Ada juga kejadian “Deja vu” antar orang-orang dengan epilepsi cuping sementara. Tepat sebelum epilepsi, penderita sering mengalami atau merasa “Deja vu”. Dengan adanya pengklasifiasian di atas dapat teridenfikasi bahwa isyarat otak dimana “Deja vu” jenis ini dimulai. Namun, dengan alasan ini pula “Déjà vu” jenis ini berbeda gengan tipikal “Déjà vu” sendiri. Orang yang mengalami “Dejavu” jenis ini mungkin akan mempercayai bahwa mereka telah mengalami peristiwa atau keadaan yang sama sebelumnya, disbanding dengan perasaan yang cepat berlalu.

 

Pengertian “Déjà vu” dari sudut pandang psikologi adalah ilusi seperti sudah kenal/ sudah akrab dengan suatu tempat yang sama sekali asing. Timbulnya peristiwa ini diyakini orang sebagai akibat adanya syarat yang sudah dikenali, namun ada dalam sub-ambang kesadaran.

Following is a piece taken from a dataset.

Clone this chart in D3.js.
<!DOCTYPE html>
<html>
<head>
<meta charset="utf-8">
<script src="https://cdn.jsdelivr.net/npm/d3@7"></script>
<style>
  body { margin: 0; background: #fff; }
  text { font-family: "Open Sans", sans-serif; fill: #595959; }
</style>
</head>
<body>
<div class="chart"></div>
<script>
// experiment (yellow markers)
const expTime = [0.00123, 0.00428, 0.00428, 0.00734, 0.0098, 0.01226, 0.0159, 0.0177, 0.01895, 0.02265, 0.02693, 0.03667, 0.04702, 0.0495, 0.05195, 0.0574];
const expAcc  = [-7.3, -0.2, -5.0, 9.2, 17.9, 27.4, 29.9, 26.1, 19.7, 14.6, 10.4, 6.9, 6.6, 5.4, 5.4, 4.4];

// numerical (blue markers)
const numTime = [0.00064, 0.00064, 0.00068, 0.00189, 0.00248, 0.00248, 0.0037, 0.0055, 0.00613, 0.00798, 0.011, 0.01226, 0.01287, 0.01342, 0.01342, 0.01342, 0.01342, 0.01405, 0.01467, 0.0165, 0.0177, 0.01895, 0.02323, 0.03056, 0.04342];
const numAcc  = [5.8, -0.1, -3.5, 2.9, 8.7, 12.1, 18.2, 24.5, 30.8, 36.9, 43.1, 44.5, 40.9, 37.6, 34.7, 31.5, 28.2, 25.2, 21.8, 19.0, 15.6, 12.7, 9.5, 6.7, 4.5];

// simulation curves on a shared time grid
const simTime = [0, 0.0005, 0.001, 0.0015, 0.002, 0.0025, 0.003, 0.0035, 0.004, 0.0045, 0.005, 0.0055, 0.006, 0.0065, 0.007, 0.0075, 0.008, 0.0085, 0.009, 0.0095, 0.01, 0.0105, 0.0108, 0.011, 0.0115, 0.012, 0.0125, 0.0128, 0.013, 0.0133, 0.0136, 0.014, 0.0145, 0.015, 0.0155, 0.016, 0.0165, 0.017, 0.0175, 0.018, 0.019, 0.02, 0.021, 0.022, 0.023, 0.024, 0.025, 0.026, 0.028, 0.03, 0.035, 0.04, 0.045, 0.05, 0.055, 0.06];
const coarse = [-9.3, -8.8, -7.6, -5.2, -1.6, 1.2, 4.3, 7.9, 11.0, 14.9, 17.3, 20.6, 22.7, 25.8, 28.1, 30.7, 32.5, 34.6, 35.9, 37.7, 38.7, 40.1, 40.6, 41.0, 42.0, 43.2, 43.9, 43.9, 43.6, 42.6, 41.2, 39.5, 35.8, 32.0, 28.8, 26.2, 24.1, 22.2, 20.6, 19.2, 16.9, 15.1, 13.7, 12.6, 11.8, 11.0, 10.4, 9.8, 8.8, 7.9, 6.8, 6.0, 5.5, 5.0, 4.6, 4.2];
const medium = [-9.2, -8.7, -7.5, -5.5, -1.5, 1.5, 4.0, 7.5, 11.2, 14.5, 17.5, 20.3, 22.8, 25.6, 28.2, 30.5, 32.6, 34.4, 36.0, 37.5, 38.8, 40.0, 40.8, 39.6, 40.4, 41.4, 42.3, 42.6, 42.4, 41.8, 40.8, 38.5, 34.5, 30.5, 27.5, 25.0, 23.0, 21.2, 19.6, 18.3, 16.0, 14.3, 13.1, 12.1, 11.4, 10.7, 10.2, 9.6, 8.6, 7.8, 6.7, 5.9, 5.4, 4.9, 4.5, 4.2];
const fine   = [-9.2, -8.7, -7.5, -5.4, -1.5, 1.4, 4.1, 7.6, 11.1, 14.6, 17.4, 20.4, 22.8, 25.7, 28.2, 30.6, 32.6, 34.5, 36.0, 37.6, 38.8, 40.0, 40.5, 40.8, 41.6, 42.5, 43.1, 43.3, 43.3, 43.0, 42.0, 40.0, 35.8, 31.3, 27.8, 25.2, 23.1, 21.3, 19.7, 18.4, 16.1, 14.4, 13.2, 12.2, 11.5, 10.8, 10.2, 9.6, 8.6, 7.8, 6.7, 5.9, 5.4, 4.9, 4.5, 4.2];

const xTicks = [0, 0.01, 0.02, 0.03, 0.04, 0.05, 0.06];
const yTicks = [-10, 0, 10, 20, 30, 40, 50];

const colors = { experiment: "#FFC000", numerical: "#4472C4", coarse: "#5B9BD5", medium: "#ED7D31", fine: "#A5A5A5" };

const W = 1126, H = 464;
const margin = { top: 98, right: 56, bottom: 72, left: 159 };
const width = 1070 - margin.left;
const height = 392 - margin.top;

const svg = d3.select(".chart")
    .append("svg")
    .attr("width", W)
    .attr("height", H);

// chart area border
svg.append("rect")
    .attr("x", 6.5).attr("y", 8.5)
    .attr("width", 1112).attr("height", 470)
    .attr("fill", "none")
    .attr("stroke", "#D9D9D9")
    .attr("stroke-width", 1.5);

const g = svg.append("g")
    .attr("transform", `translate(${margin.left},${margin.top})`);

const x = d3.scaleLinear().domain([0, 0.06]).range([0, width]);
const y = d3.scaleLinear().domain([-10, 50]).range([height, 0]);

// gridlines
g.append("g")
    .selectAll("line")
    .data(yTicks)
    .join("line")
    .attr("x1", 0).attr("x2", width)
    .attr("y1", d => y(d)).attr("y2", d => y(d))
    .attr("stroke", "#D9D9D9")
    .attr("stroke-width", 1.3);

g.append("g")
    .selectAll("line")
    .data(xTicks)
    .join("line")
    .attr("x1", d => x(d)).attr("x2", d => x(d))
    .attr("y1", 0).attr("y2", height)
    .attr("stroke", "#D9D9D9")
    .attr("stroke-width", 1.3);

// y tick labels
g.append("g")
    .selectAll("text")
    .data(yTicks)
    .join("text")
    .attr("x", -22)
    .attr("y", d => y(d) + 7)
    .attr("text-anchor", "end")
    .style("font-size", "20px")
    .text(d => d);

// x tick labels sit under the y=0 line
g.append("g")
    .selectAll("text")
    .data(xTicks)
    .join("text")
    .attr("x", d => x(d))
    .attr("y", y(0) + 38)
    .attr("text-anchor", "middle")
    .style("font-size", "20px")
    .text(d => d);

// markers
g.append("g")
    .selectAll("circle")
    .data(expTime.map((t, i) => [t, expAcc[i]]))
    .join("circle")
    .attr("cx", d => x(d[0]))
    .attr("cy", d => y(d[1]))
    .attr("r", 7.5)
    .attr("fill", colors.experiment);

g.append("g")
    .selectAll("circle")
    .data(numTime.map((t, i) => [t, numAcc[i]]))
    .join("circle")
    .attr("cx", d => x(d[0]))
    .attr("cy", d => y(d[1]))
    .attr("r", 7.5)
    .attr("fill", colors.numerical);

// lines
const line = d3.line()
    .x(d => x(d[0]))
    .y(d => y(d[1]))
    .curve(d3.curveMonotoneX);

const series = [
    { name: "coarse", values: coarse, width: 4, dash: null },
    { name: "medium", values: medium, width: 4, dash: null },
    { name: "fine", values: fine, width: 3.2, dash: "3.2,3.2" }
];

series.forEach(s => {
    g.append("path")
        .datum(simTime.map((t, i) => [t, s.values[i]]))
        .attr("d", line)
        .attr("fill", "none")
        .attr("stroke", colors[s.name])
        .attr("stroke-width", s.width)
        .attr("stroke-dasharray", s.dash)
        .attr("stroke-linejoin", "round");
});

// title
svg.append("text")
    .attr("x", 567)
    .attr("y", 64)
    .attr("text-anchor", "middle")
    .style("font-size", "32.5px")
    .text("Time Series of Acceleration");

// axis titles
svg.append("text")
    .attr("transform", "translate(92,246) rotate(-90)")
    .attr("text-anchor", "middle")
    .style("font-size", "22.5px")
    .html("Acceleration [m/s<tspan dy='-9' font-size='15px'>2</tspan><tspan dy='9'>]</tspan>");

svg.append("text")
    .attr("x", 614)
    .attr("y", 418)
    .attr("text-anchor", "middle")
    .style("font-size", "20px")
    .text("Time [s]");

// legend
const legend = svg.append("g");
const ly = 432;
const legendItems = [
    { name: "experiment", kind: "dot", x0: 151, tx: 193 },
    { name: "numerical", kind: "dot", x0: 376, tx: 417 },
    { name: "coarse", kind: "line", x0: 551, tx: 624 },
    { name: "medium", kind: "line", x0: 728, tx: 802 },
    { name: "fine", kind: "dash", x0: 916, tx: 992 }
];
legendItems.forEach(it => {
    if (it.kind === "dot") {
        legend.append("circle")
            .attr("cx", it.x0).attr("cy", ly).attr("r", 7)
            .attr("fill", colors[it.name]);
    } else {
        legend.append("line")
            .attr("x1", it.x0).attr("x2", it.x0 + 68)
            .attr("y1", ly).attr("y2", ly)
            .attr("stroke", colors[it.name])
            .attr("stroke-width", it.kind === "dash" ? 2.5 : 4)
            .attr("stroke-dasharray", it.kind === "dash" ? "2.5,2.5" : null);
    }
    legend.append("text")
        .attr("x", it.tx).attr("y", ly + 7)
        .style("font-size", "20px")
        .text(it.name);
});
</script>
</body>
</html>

Sebagai contoh, ketika berjalan-jalan ditengah kota, beberapa ciri tampak seperti sama dengan penghayatan yang pernah dialami di tempat lain.

 

Intinya deja vu merupakan suatu fenomena aktivitas otak manusia yang berkaitan dengan memori yang lazim disebut “pemanggilan ulang” Penjelasan ini memperkuat fakta bahwa “penataan ulang memori” pada saat tertentu mempengaruhi keadaan alam sadar manusia ,Bannister dan Zangwill (1941) mencoba menganalisis déjà vu dengan menggunakan hypnosis pada 10 subjek penelitian. Ternyata 3 dari 10 di antaranya mengalami déjà vu. Cleary (2008) mengajukan hipotesis bahwa déjà vu merupakan bentuk dari sesuatu yang telah familiar diketahui yang disebut cripyamnesia adalah susuatu yang telah dipelajari namun tidak disimpan baik di otak, namun pada suatu waktu memori dalam “membukanya” .

 

Mungkin semua orang pernah menglami “Déjà vu” tapi mereka tidak pernah tahu kapan dan dimana hal itu di alaminya.